Trump undeniably had a major effect on the results in his own party, winning Senate or gubernatorial races in six out of the eight states he campaigned in during the week leading up to the elections. If anything, Trump seems to be looking forward to a split Congress with potential Speaker Nancy Pelosi presiding over the newly Democratic House. With the Democrats preparing for “an onslaught of hearings, subpoenas and investigations into nearly every corner of the Trump administration,” Trump himself seems quite unfazed, claiming “he could have ended (the Mueller investigations) anytime he wanted” at Wednesday’s post-election press conference.

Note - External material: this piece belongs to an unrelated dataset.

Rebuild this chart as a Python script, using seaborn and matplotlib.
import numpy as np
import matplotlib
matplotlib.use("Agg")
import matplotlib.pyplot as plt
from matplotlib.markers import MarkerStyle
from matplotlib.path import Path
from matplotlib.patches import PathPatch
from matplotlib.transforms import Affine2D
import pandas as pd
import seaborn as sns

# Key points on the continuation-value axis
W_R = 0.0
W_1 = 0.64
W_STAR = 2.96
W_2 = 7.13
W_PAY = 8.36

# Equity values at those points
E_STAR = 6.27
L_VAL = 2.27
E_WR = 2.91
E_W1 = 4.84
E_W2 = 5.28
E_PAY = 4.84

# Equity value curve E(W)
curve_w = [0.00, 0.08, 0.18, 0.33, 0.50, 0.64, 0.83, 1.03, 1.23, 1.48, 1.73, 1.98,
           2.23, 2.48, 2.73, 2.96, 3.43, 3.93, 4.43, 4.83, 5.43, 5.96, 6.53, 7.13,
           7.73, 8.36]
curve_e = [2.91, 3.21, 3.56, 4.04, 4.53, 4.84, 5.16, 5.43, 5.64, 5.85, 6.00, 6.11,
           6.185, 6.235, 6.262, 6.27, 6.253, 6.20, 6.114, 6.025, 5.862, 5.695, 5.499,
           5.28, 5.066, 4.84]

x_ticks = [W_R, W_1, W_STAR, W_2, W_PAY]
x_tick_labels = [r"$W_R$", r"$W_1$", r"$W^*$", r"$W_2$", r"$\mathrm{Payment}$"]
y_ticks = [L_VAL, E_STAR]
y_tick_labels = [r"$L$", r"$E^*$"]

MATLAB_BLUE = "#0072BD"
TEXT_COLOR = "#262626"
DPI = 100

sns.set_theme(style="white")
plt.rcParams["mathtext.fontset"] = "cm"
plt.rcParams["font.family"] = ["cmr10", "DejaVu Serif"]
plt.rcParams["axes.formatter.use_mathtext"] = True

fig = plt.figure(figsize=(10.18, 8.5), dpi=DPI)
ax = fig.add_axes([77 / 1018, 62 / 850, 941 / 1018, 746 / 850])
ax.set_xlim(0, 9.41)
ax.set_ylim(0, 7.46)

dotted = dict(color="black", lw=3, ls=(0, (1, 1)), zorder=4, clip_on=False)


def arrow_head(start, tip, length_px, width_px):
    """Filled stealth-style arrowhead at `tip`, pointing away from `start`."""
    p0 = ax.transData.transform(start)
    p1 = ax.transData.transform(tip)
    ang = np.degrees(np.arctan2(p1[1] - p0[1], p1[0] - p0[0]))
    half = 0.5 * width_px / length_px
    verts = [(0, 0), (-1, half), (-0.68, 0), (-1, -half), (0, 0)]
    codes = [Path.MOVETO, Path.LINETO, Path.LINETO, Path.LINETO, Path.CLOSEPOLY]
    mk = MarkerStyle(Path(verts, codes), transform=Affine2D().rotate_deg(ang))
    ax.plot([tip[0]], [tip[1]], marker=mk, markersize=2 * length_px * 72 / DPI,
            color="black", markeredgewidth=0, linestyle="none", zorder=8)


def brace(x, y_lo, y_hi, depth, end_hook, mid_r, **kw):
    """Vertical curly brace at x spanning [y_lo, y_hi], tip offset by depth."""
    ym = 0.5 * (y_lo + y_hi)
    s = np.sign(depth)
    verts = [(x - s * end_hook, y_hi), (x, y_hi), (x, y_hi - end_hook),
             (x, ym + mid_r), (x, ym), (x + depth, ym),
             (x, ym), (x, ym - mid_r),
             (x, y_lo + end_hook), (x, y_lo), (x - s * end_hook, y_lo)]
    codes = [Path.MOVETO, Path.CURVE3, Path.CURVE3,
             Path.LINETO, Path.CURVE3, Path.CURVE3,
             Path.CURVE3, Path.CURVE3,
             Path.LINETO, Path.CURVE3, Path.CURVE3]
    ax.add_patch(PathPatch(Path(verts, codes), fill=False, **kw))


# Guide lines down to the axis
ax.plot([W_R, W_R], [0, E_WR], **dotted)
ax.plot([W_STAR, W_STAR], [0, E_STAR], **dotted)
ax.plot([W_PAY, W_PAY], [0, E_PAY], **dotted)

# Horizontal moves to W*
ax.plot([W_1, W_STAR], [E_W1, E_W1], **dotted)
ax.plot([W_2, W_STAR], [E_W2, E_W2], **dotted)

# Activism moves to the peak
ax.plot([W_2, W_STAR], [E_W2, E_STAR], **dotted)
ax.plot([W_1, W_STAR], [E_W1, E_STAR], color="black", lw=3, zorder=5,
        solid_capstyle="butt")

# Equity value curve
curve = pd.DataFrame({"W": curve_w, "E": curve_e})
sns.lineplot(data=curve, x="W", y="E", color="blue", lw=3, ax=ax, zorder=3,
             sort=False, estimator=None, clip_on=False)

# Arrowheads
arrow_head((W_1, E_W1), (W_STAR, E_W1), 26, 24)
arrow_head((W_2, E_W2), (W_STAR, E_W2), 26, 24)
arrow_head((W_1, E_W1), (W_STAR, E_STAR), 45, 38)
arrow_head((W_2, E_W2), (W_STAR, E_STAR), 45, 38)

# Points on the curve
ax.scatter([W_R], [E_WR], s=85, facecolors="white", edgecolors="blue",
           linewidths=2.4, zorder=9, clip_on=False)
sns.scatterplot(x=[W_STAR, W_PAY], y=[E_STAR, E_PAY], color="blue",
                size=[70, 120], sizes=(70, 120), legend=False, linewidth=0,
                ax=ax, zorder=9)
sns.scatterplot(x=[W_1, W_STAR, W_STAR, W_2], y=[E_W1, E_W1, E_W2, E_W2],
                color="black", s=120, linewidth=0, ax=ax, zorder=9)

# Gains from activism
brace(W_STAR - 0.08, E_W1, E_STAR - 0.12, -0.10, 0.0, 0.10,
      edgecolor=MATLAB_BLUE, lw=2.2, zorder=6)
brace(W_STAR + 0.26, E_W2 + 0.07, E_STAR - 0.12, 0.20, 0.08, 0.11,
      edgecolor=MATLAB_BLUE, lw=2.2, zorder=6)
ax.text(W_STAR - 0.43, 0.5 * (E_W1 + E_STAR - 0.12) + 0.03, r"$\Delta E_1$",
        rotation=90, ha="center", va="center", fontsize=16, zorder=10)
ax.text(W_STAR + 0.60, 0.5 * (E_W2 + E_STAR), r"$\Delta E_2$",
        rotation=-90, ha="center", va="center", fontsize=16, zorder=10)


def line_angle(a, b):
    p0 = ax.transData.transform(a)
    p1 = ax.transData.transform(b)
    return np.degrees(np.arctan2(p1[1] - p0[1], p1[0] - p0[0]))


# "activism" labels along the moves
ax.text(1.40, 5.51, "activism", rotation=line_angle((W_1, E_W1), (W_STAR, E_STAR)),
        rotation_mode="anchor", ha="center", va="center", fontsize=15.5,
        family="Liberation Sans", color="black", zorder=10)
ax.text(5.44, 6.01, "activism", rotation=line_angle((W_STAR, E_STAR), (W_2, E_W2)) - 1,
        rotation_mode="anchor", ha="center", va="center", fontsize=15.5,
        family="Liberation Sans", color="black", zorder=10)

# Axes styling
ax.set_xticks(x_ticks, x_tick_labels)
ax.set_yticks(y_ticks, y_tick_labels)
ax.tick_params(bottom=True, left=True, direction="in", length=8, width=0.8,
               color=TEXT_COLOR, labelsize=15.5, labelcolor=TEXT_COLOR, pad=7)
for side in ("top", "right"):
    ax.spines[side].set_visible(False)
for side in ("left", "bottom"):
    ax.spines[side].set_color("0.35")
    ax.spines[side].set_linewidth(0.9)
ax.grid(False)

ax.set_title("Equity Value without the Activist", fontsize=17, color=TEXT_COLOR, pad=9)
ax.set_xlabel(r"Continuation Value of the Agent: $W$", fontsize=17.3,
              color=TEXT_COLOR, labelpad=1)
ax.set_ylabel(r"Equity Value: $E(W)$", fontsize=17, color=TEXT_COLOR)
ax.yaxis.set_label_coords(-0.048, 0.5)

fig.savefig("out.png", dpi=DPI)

Unless the Democratic Party pursues unifying initiatives, it is very likely that continuous investigation and probes (not to mention, resultant media attention) will energize Trump’s base and maybe even bring more independents over to the Republican side. One could look to history for an example, such as the disappointing Republican midterm election results in 1998 when said party was placing then-President Bill Clinton under continuous threat of impeachment.

As of now, I think Trump has managed to put himself in the driver’s seat. He has positioned himself well with a Senate most likely to stay within Republican hands through 2024 and a House that intends to play party politics. And until the Democrats look towards bipartisanship and capitalize on their suburban moderate gains, I think Donald Trump might have actually been the real winner of the 2018 midterm elections.